While a resume is generally a one to two page document, a CV is usually two to ten pages in length. A CV is a document which is used when pursuing a position within academe or other areas where your field specific knowledge and academic accomplishments are required. This marketing tool is used to introduce you, to communicate your qualifications, to establish your professional image and to pique the interest of the reader to encourage an invitation for an interview.
In addition to using a CV to pursue positions, an academic may also be asked to submit a CV for merit and tenure reviews, for support when submitting manuscript proposals for publication, for submission with grant proposals, for publicity or introductions for speaking engagements, when applying for membership in a professional society or organization, when offering services as a consultant, when being considered for leadership roles, awards or special recognitions, or when pursuing a sabbatical or fellowship opportunity.
It is important to choose a format for your CV which will highlight your strengths, achievements and experiences. Your CV should contain a record of your educational background, professional accomplishments (including teaching and research), publications, presentations, recognitions, collegial activities and professional affiliations. Some additional categories to consider include Teaching Interests, Research Interests, Administrative Experience, Leadership, Language Competencies, and Cross-cultural Experience. References may be included but are often listed on a separate reference page instead.
As with a resume, sentence fragments with action verbs are recommended rather than complete sentences. Pronouns are not used. It is important to arrange the CV with the most important pieces of information being listed first. All information should be in reverse chronological order within each category. Highlighting should be used but judiciously. The presentation must be professional, so be sure to proof it carefully and have it critiqued by advisors, colleagues, people in the field, and career counselors. Remember that the CV is a work in progress and should be revised regularly as you develop your professional career.

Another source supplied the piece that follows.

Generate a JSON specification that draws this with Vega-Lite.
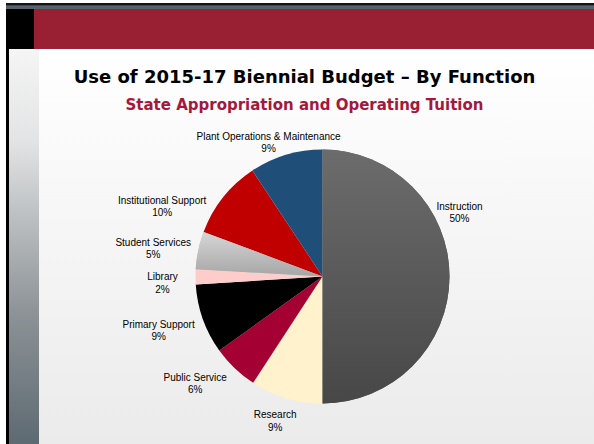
{
  "$schema": "https://vega.github.io/schema/vega-lite/v6.json",
  "background": "#ffffff",
  "padding": {"left": 6, "top": 3, "right": 0, "bottom": 0},
  "config": {"view": {"stroke": null}, "concat": {"spacing": 0}, "text": {"font": "Liberation Sans", "fontSize": 10, "lineBreak": "\n", "lineHeight": 12.5, "align": "center", "baseline": "middle", "color": "#000000"}},
  "spacing": 0,
  "vconcat": [
    {
      "width": 588, "height": 6,
      "data": {"values": [{}]},
      "mark": {"type": "rect", "color": {"gradient": "linear", "x1": 0, "y1": 0, "x2": 0, "y2": 1,
        "stops": [{"offset": 0, "color": "#151515"}, {"offset": 0.35, "color": "#151515"}, {"offset": 0.45, "color": "#56636a"}, {"offset": 1, "color": "#56636a"}]}},
      "encoding": {}
    },
    {
      "spacing": 0,
      "hconcat": [
        {"width": 28, "height": 40, "data": {"values": [{}]}, "mark": {"type": "rect", "color": "#000000"}, "encoding": {}},
        {"width": 560, "height": 40, "data": {"values": [{}]}, "mark": {"type": "rect", "color": "#991f33"}, "encoding": {}}
      ]
    },
    {
      "spacing": 0,
      "bounds": "flush",
      "hconcat": [
        {"width": 3, "height": 395, "data": {"values": [{}]}, "mark": {"type": "rect", "color": "#000000"}, "encoding": {}},
        {"width": 30, "height": 395, "data": {"values": [{}]},
          "mark": {"type": "rect", "color": {"gradient": "linear", "x1": 0, "y1": 0, "x2": 0, "y2": 1,
            "stops": [{"offset": 0, "color": "#f5f5f5"}, {"offset": 0.23, "color": "#e3e4e5"}, {"offset": 0.66, "color": "#8e9498"}, {"offset": 1, "color": "#5d6a72"}]}},
          "encoding": {}},
        {
          "width": 567, "height": 455,
          "title": {
            "text": "Use of 2015-17 Biennial Budget – By Function",
            "subtitle": "State  Appropriation and Operating Tuition",
            "anchor": "middle",
            "offset": -64,
            "dx": -18,
            "font": "DejaVu Sans", "fontSize": 18, "fontWeight": "bold", "color": "#000000",
            "subtitleFont": "DejaVu Sans", "subtitleFontSize": 15, "subtitleFontWeight": "bold", "subtitleColor": "#a6173d",
            "subtitlePadding": 11
          },
          "data": {"values": [
            {"order": 1, "name": "Instruction", "value": 50.0, "label": "Instruction\n50%"},
            {"order": 2, "name": "Research", "value": 9.2, "label": "Research\n9%"},
            {"order": 3, "name": "Public Service", "value": 5.9, "label": "Public Service\n6%"},
            {"order": 4, "name": "Primary Support", "value": 8.9, "label": "Primary Support\n9%"},
            {"order": 5, "name": "Library", "value": 1.9, "label": "Library\n2%"},
            {"order": 6, "name": "Student Services", "value": 4.8, "label": "Student Services\n5%"},
            {"order": 7, "name": "Institutional Support", "value": 10.0, "label": "Institutional Support\n10%"},
            {"order": 8, "name": "Plant Operations & Maintenance", "value": 9.3, "label": "Plant Operations & Maintenance\n9%"}
          ]},
          "layer": [
            {
              "data": {"values": [{}]},
              "mark": {"type": "rect", "color": {"gradient": "linear", "x1": 0, "y1": 0, "x2": 0, "y2": 1,
                "stops": [{"offset": 0, "color": "#ffffff"}, {"offset": 0.87, "color": "#ebebeb"}, {"offset": 1, "color": "#e8e8e8"}]}},
              "encoding": {}
            },
            {
              "mark": {"type": "arc", "radius": 127},
              "encoding": {
                "theta": {"field": "value", "type": "quantitative", "stack": true},
                "order": {"field": "order", "type": "quantitative"},
                "color": {"field": "name", "type": "nominal", "legend": null,
                  "scale": {
                    "domain": ["Instruction", "Research", "Public Service", "Primary Support", "Library", "Student Services", "Institutional Support", "Plant Operations & Maintenance"],
                    "range": ["#595959", "#fff2cc", "#a50034", "#000000", "#ffcccc", "#bfbfbf", "#c00000", "#1f4e79"]
                  }
                }
              }
            },
            {
              "mark": {"type": "arc", "radius": 127, "fill": {"gradient": "linear", "x1": 0, "y1": 0, "x2": 0, "y2": 1, "stops": [{"offset": 0, "color": "#6c6c6c"}, {"offset": 1, "color": "#474747"}]}},
              "encoding": {
                "theta": {"field": "value", "type": "quantitative", "stack": true},
                "order": {"field": "order", "type": "quantitative"},
                "opacity": {"condition": {"test": "datum.name === 'Instruction'", "value": 1}, "value": 0}
              }
            },
            {
              "mark": {"type": "arc", "radius": 127, "fill": {"gradient": "linear", "x1": 0, "y1": 0, "x2": 0, "y2": 1, "stops": [{"offset": 0, "color": "#d6d6d6"}, {"offset": 1, "color": "#a6a6a6"}]}},
              "encoding": {
                "theta": {"field": "value", "type": "quantitative", "stack": true},
                "order": {"field": "order", "type": "quantitative"},
                "opacity": {"condition": {"test": "datum.name === 'Student Services'", "value": 1}, "value": 0}
              }
            },
            {
              "mark": {"type": "text", "radius": 137, "dy": -70},
              "encoding": {
                "theta": {"field": "value", "type": "quantitative", "stack": true},
                "order": {"field": "order", "type": "quantitative"},
                "text": {"field": "label", "type": "nominal"},
                "opacity": {"condition": {"test": "datum.name === 'Instruction'", "value": 1}, "value": 0}
              }
            },
            {
              "mark": {"type": "text", "radius": 145, "dx": -6},
              "encoding": {
                "theta": {"field": "value", "type": "quantitative", "stack": true},
                "order": {"field": "order", "type": "quantitative"},
                "text": {"field": "label", "type": "nominal"},
                "opacity": {"condition": {"test": "datum.name === 'Research'", "value": 1}, "value": 0}
              }
            },
            {
              "mark": {"type": "text", "radius": 161, "dx": -16, "dy": -15},
              "encoding": {
                "theta": {"field": "value", "type": "quantitative", "stack": true},
                "order": {"field": "order", "type": "quantitative"},
                "text": {"field": "label", "type": "nominal"},
                "opacity": {"condition": {"test": "datum.name === 'Public Service'", "value": 1}, "value": 0}
              }
            },
            {
              "mark": {"type": "text", "radius": 174, "dy": -10},
              "encoding": {
                "theta": {"field": "value", "type": "quantitative", "stack": true},
                "order": {"field": "order", "type": "quantitative"},
                "text": {"field": "label", "type": "nominal"},
                "opacity": {"condition": {"test": "datum.name === 'Primary Support'", "value": 1}, "value": 0}
              }
            },
            {
              "mark": {"type": "text", "radius": 160},
              "encoding": {
                "theta": {"field": "value", "type": "quantitative", "stack": true},
                "order": {"field": "order", "type": "quantitative"},
                "text": {"field": "label", "type": "nominal"},
                "opacity": {"condition": {"test": "datum.name === 'Library'", "value": 1}, "value": 0}
              }
            },
            {
              "mark": {"type": "text", "radius": 173, "dy": 2},
              "encoding": {
                "theta": {"field": "value", "type": "quantitative", "stack": true},
                "order": {"field": "order", "type": "quantitative"},
                "text": {"field": "label", "type": "nominal"},
                "opacity": {"condition": {"test": "datum.name === 'Student Services'", "value": 1}, "value": 0}
              }
            },
            {
              "mark": {"type": "text", "radius": 173, "dx": -25, "dy": 32},
              "encoding": {
                "theta": {"field": "value", "type": "quantitative", "stack": true},
                "order": {"field": "order", "type": "quantitative"},
                "text": {"field": "label", "type": "nominal"},
                "opacity": {"condition": {"test": "datum.name === 'Institutional Support'", "value": 1}, "value": 0}
              }
            },
            {
              "mark": {"type": "text", "radius": 149, "dx": -11, "dy": 3},
              "encoding": {
                "theta": {"field": "value", "type": "quantitative", "stack": true},
                "order": {"field": "order", "type": "quantitative"},
                "text": {"field": "label", "type": "nominal"},
                "opacity": {"condition": {"test": "datum.name === 'Plant Operations & Maintenance'", "value": 1}, "value": 0}
              }
            }
          ]
        }
      ]
    }
  ]
}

Should I have more than one version of my CV for different types of employers?
Yes. Think about who will be reading your resume. For academic jobs, you use a CV so that people in your field will appreciate the specifics of your research and your accomplishments within your field. If you are applying to a small, liberal arts college that puts a premium on teaching experience, you will want to highlight your experience as a teaching fellow, and any tutoring experience you have had. If you’re applying for a nonacademic job—such as in a research institute, or a research position in industry—then your CV may downplay teaching and go into more detail on any nonacademic or applied experience you may have had.
Are there formatting guidelines I should keep in mind?
Stick to a common font like Times New Roman or Garamond, and avoid text boxes, underlining, or shading. Font size should be between 10 and 12 point, and kept consistent throughout the document. Margins should be equal all the way around the page, and should be at least three quarters of an inch in size.